* [REQUEST]: Every line from the start of the entries up to and including the one bearing "import plotly.graph_objects as go" must be printed verbatim, without the pictures.

Data extracted from a collection
○ ○ ○

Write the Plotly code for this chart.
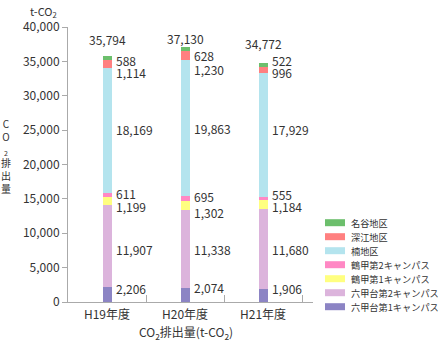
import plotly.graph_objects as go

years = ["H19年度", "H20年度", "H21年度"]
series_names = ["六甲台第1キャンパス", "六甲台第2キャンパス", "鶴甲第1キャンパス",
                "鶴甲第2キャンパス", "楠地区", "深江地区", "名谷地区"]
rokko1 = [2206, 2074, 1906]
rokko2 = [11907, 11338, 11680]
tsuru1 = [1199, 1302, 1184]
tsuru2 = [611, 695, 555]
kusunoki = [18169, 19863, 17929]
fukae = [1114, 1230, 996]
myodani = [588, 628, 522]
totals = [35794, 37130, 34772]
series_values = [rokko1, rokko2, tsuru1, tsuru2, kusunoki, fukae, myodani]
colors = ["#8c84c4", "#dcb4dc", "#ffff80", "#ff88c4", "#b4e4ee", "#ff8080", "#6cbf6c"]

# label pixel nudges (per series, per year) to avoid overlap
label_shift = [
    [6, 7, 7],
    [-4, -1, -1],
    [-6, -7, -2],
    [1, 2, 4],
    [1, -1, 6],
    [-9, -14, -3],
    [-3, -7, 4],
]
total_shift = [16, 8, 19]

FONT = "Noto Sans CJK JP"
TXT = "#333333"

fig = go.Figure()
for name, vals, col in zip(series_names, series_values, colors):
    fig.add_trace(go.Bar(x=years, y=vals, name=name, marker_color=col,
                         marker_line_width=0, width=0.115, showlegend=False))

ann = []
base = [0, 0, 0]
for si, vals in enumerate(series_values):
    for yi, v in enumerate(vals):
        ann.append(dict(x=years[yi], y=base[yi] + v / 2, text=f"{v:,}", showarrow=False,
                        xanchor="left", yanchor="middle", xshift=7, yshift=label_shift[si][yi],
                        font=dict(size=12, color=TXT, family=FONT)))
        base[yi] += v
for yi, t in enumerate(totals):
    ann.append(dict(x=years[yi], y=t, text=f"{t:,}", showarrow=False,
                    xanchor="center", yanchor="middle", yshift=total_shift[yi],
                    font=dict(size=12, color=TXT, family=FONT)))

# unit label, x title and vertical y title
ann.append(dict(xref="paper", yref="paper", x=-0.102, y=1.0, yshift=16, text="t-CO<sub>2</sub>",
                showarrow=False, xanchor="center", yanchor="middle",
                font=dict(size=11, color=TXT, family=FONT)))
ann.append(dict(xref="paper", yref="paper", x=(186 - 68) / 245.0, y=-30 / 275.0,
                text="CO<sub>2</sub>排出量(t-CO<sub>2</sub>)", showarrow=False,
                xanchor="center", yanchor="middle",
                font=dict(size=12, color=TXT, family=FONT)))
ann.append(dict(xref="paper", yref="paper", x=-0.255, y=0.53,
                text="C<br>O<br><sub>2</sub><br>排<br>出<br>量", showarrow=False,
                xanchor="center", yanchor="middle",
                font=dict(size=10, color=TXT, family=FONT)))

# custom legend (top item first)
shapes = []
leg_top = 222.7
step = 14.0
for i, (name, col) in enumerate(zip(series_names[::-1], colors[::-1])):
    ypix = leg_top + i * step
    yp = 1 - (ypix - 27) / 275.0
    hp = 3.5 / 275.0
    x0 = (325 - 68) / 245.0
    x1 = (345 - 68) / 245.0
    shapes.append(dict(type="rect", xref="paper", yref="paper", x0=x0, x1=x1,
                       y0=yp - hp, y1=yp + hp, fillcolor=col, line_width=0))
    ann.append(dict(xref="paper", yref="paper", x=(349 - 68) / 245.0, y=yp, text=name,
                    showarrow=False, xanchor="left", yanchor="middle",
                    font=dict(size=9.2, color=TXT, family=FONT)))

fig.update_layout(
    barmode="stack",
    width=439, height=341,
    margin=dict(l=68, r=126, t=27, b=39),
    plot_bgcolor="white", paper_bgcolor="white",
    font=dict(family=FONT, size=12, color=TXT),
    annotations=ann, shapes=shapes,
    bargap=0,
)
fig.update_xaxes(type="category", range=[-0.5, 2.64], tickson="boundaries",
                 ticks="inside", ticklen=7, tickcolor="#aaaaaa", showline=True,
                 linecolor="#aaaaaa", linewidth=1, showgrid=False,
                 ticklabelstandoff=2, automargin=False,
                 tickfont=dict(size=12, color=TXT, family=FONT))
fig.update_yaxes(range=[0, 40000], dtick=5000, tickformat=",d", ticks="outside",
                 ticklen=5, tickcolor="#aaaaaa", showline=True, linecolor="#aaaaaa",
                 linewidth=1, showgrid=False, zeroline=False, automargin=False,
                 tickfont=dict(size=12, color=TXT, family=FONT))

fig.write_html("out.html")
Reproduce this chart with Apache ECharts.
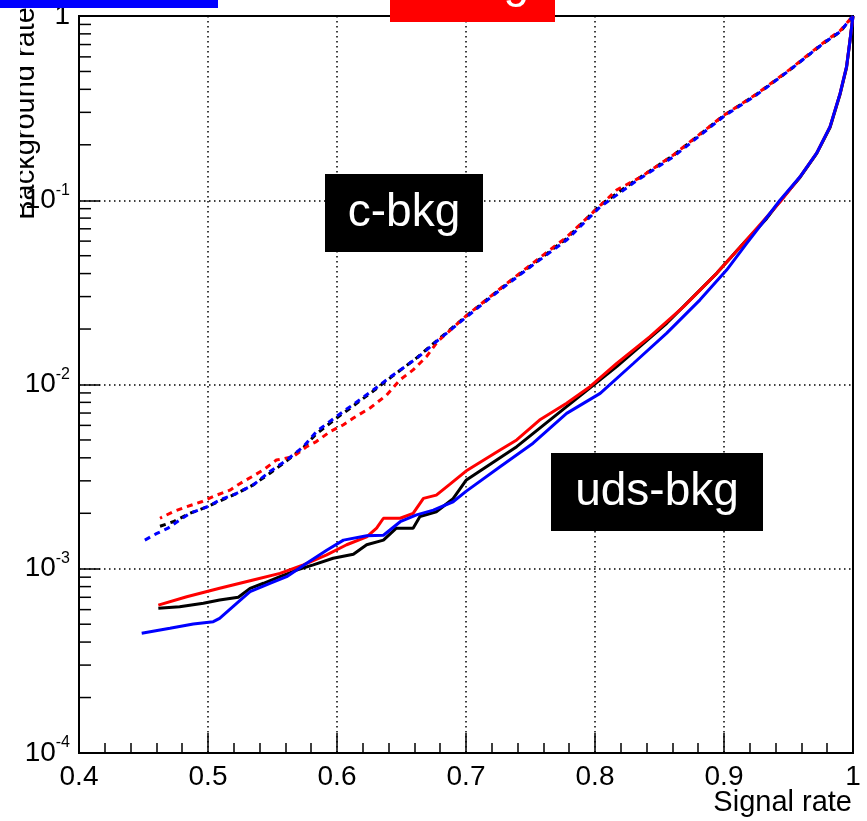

○ ○ ○

* [WORKED SOLUTION]:
Write the Plotly code for this chart.
import plotly.graph_objects as go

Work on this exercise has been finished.